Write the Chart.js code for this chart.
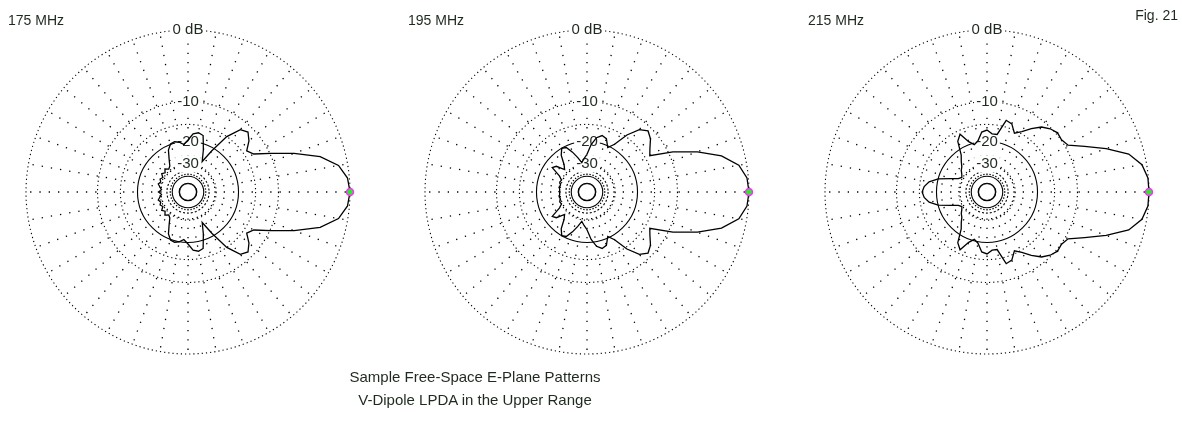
<!DOCTYPE html>
<html>
<head>
<meta charset="utf-8">
<script src="https://cdn.jsdelivr.net/npm/chart.js@4.4.1/dist/chart.umd.min.js"></script>
<style>
  body { margin: 0; background: #fff; width: 1182px; height: 427px; overflow: hidden; position: relative;
         font-family: "Liberation Sans", Arial, sans-serif; color: #1f291f; }
  .plot { position: absolute; }
  .txt { position: absolute; font-size: 14px; line-height: 14px; white-space: nowrap; }
  .cap { position: absolute; left: 275px; width: 400px; text-align: center; font-size: 15px; line-height: 15px; }
</style>
</head>
<body>
<canvas id="p175" class="plot" width="342" height="347"></canvas>
<canvas id="p195" class="plot" width="342" height="347"></canvas>
<canvas id="p215" class="plot" width="342" height="347"></canvas>

<div class="txt" style="left:8px;top:13px">175 MHz</div>
<div class="txt" style="left:408px;top:13px">195 MHz</div>
<div class="txt" style="left:808px;top:13px">215 MHz</div>
<div class="txt" style="right:4px;top:8px">Fig. 21</div>
<div class="cap" style="top:369px">Sample Free-Space E-Plane Patterns</div>
<div class="cap" style="top:392px">V-Dipole LPDA in the Upper Range</div>

<script>
// azimuth (deg from the main lobe), patterns are symmetric so only 0..180 is kept
const angles = [0, 5, 10, 15, 20, 25, 30, 35, 40, 45, 50, 55, 60, 65, 70, 75, 80, 85, 90,
                95, 100, 105, 110, 115, 120, 125, 130, 135, 140, 145, 150, 155, 160, 165, 170, 175, 180];

// gain in dB relative to max
const db175 = [0, -0.2, -1.0, -2.9, -6.2, -9.8, -13.0, -14.0, -12.2, -11.1, -11.8, -15.0, -21.0, -27.0, -22.0, -17.5, -17.0, -17.5, -19.5,
               -21.0, -20.0, -19.5, -19.8, -21.5, -25.0, -28.0, -29.0, -27.5, -29.0, -27.8, -29.5, -28.5, -29.5, -28.5, -29.8, -31.0, -29.2];
const db195 = [0, -0.15, -0.85, -2.6, -5.5, -9.2, -13.8, -12.8, -11.5, -10.8, -11.8, -14.5, -18.5, -20.5, -18.0, -17.5, -18.5, -21.0, -25.0,
               -27.0, -29.0, -26.0, -23.0, -20.5, -20.0, -22.0, -26.0, -28.0, -24.0, -23.0, -28.0, -30.0, -29.5, -30.5, -30.0, -30.5, -30.5];
const db215 = [0, -0.05, -0.5, -1.7, -4.2, -7.0, -9.4, -9.9, -9.7, -10.2, -11.1, -12.7, -14.5, -15.7, -13.8, -13.4, -17.5, -17.5, -16.5,
               -17.0, -19.5, -20.5, -19.0, -16.0, -17.5, -22.0, -24.0, -26.0, -27.0, -28.5, -29.5, -28.0, -24.5, -20.0, -17.4, -16.2, -15.7];

// grid rings (dB) and their labels
const ringDb     = [-50, -40, -35, -30, -20, -15, -10, 0];
const ringLabels = ['', '', '', '-30', '-20', '', '-10', '0 dB'];
const solidRings = [-50, -40, -20];
const dashRings  = [-35];

// ARRL log-periodic scale: every 2 dB the radius shrinks by 0.89
const arrl = db => Math.pow(0.89, -db / 2);

const STEP = 5;
const spokes = [];
for (let i = 0; i < 360 / STEP; i++) spokes.push(i * STEP);
const peakIndex = 90 / STEP;   // index pointing to the right (azimuth 0)
const RADIUS = 162;            // outer ring radius in px

function toRadar(dbs) {
  // radar index 0 is at the top, going clockwise
  return spokes.map((_, i) => {
    let a = ((90 - i * STEP) % 360 + 360) % 360;
    if (a > 180) a = 360 - a;
    return arrl(dbs[angles.indexOf(a)]);
  });
}

const fontFamily = '"Liberation Sans", Arial, sans-serif';

function makePlot(id, dbs, cx, cy) {
  const canvas = document.getElementById(id);
  const chart = new Chart(canvas, {
    type: 'radar',
    data: {
      labels: spokes,
      datasets: [{
        data: toRadar(dbs),
        borderColor: '#000',
        borderWidth: 1.3,
        fill: false,
        tension: 0,
        clip: false,
        pointRadius: c => c.index === peakIndex ? 3.5 : 0,
        pointHoverRadius: 0,
        pointBackgroundColor: '#2ee82e',
        pointBorderColor: '#ff2cff',
        pointBorderWidth: 1.5
      }]
    },
    options: {
      responsive: false,
      animation: false,
      devicePixelRatio: 1,
      layout: { padding: 6 },
      plugins: { legend: { display: false }, tooltip: { enabled: false } },
      scales: {
        r: {
          min: 0,
          max: 1,
          startAngle: 0,
          afterBuildTicks: s => {
            s.ticks = [0].concat(ringDb.map(arrl)).map(v => ({ value: v }));
          },
          ticks: {
            callback: (v, i) => i === 0 ? '' : ringLabels[i - 1],
            font: { size: 15, family: fontFamily },
            color: '#1f291f',
            showLabelBackdrop: true,
            backdropColor: c => (c.tick && c.tick.label) ? '#fff' : 'rgba(0,0,0,0)',
            backdropPadding: { x: 2, y: 1 }
          },
          grid: { circular: true, color: '#000', lineWidth: 1.1 },
          border: {
            dash: c => {
              const d = ringDb[c.index - 1];
              if (solidRings.includes(d)) return [];
              if (dashRings.includes(d)) return [2, 2];
              return [1.2, 3];
            }
          },
          angleLines: {
            color: c => c.index % 2 === 0 ? '#000' : 'rgba(0,0,0,0)',
            lineWidth: 1.3,
            borderDash: [1.3, 8],
            borderDashOffset: 1.5
          },
          pointLabels: { display: false }
        }
      }
    }
  });
  // grow the canvas until the outer ring has the wanted radius
  let r = chart.scales.r;
  for (let k = 0; k < 3 && Math.abs(r.drawingArea - RADIUS) > 0.4; k++) {
    const d = Math.round(2 * (RADIUS - r.drawingArea));
    chart.resize(canvas.width + d, canvas.height + d);
    r = chart.scales.r;
  }
  canvas.style.left = (cx - r.xCenter) + 'px';
  canvas.style.top = (cy - r.yCenter) + 'px';
}

makePlot('p175', db175, 188, 192);
makePlot('p195', db195, 587, 192);
makePlot('p215', db215, 987, 192);
</script>
</body>
</html>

Given instruction —
Print each line of the material above exactly, with the pictures removed from your copy.

Result below —
Write the Chart.js code for this chart.
<!DOCTYPE html>
<html>
<head>
<meta charset="utf-8">
<script src="https://cdn.jsdelivr.net/npm/chart.js@4.4.1/dist/chart.umd.min.js"></script>
<style>
  body { margin: 0; background: #fff; width: 1182px; height: 427px; overflow: hidden; position: relative;
         font-family: "Liberation Sans", Arial, sans-serif; color: #1f291f; }
  .plot { position: absolute; }
  .txt { position: absolute; font-size: 14px; line-height: 14px; white-space: nowrap; }
  .cap { position: absolute; left: 275px; width: 400px; text-align: center; font-size: 15px; line-height: 15px; }
</style>
</head>
<body>
<canvas id="p175" class="plot" width="342" height="347"></canvas>
<canvas id="p195" class="plot" width="342" height="347"></canvas>
<canvas id="p215" class="plot" width="342" height="347"></canvas>

<div class="txt" style="left:8px;top:13px">175 MHz</div>
<div class="txt" style="left:408px;top:13px">195 MHz</div>
<div class="txt" style="left:808px;top:13px">215 MHz</div>
<div class="txt" style="right:4px;top:8px">Fig. 21</div>
<div class="cap" style="top:369px">Sample Free-Space E-Plane Patterns</div>
<div class="cap" style="top:392px">V-Dipole LPDA in the Upper Range</div>

<script>
// azimuth (deg from the main lobe), patterns are symmetric so only 0..180 is kept
const angles = [0, 5, 10, 15, 20, 25, 30, 35, 40, 45, 50, 55, 60, 65, 70, 75, 80, 85, 90,
                95, 100, 105, 110, 115, 120, 125, 130, 135, 140, 145, 150, 155, 160, 165, 170, 175, 180];

// gain in dB relative to max
const db175 = [0, -0.2, -1.0, -2.9, -6.2, -9.8, -13.0, -14.0, -12.2, -11.1, -11.8, -15.0, -21.0, -27.0, -22.0, -17.5, -17.0, -17.5, -19.5,
               -21.0, -20.0, -19.5, -19.8, -21.5, -25.0, -28.0, -29.0, -27.5, -29.0, -27.8, -29.5, -28.5, -29.5, -28.5, -29.8, -31.0, -29.2];
const db195 = [0, -0.15, -0.85, -2.6, -5.5, -9.2, -13.8, -12.8, -11.5, -10.8, -11.8, -14.5, -18.5, -20.5, -18.0, -17.5, -18.5, -21.0, -25.0,
               -27.0, -29.0, -26.0, -23.0, -20.5, -20.0, -22.0, -26.0, -28.0, -24.0, -23.0, -28.0, -30.0, -29.5, -30.5, -30.0, -30.5, -30.5];
const db215 = [0, -0.05, -0.5, -1.7, -4.2, -7.0, -9.4, -9.9, -9.7, -10.2, -11.1, -12.7, -14.5, -15.7, -13.8, -13.4, -17.5, -17.5, -16.5,
               -17.0, -19.5, -20.5, -19.0, -16.0, -17.5, -22.0, -24.0, -26.0, -27.0, -28.5, -29.5, -28.0, -24.5, -20.0, -17.4, -16.2, -15.7];

// grid rings (dB) and their labels
const ringDb     = [-50, -40, -35, -30, -20, -15, -10, 0];
const ringLabels = ['', '', '', '-30', '-20', '', '-10', '0 dB'];
const solidRings = [-50, -40, -20];
const dashRings  = [-35];

// ARRL log-periodic scale: every 2 dB the radius shrinks by 0.89
const arrl = db => Math.pow(0.89, -db / 2);

const STEP = 5;
const spokes = [];
for (let i = 0; i < 360 / STEP; i++) spokes.push(i * STEP);
const peakIndex = 90 / STEP;   // index pointing to the right (azimuth 0)
const RADIUS = 162;            // outer ring radius in px

function toRadar(dbs) {
  // radar index 0 is at the top, going clockwise
  return spokes.map((_, i) => {
    let a = ((90 - i * STEP) % 360 + 360) % 360;
    if (a > 180) a = 360 - a;
    return arrl(dbs[angles.indexOf(a)]);
  });
}

const fontFamily = '"Liberation Sans", Arial, sans-serif';

function makePlot(id, dbs, cx, cy) {
  const canvas = document.getElementById(id);
  const chart = new Chart(canvas, {
    type: 'radar',
    data: {
      labels: spokes,
      datasets: [{
        data: toRadar(dbs),
        borderColor: '#000',
        borderWidth: 1.3,
        fill: false,
        tension: 0,
        clip: false,
        pointRadius: c => c.index === peakIndex ? 3.5 : 0,
        pointHoverRadius: 0,
        pointBackgroundColor: '#2ee82e',
        pointBorderColor: '#ff2cff',
        pointBorderWidth: 1.5
      }]
    },
    options: {
      responsive: false,
      animation: false,
      devicePixelRatio: 1,
      layout: { padding: 6 },
      plugins: { legend: { display: false }, tooltip: { enabled: false } },
      scales: {
        r: {
          min: 0,
          max: 1,
          startAngle: 0,
          afterBuildTicks: s => {
            s.ticks = [0].concat(ringDb.map(arrl)).map(v => ({ value: v }));
          },
          ticks: {
            callback: (v, i) => i === 0 ? '' : ringLabels[i - 1],
            font: { size: 15, family: fontFamily },
            color: '#1f291f',
            showLabelBackdrop: true,
            backdropColor: c => (c.tick && c.tick.label) ? '#fff' : 'rgba(0,0,0,0)',
            backdropPadding: { x: 2, y: 1 }
          },
          grid: { circular: true, color: '#000', lineWidth: 1.1 },
          border: {
            dash: c => {
              const d = ringDb[c.index - 1];
              if (solidRings.includes(d)) return [];
              if (dashRings.includes(d)) return [2, 2];
              return [1.2, 3];
            }
          },
          angleLines: {
            color: c => c.index % 2 === 0 ? '#000' : 'rgba(0,0,0,0)',
            lineWidth: 1.3,
            borderDash: [1.3, 8],
            borderDashOffset: 1.5
          },
          pointLabels: { display: false }
        }
      }
    }
  });
  // grow the canvas until the outer ring has the wanted radius
  let r = chart.scales.r;
  for (let k = 0; k < 3 && Math.abs(r.drawingArea - RADIUS) > 0.4; k++) {
    const d = Math.round(2 * (RADIUS - r.drawingArea));
    chart.resize(canvas.width + d, canvas.height + d);
    r = chart.scales.r;
  }
  canvas.style.left = (cx - r.xCenter) + 'px';
  canvas.style.top = (cy - r.yCenter) + 'px';
}

makePlot('p175', db175, 188, 192);
makePlot('p195', db195, 587, 192);
makePlot('p215', db215, 987, 192);
</script>
</body>
</html>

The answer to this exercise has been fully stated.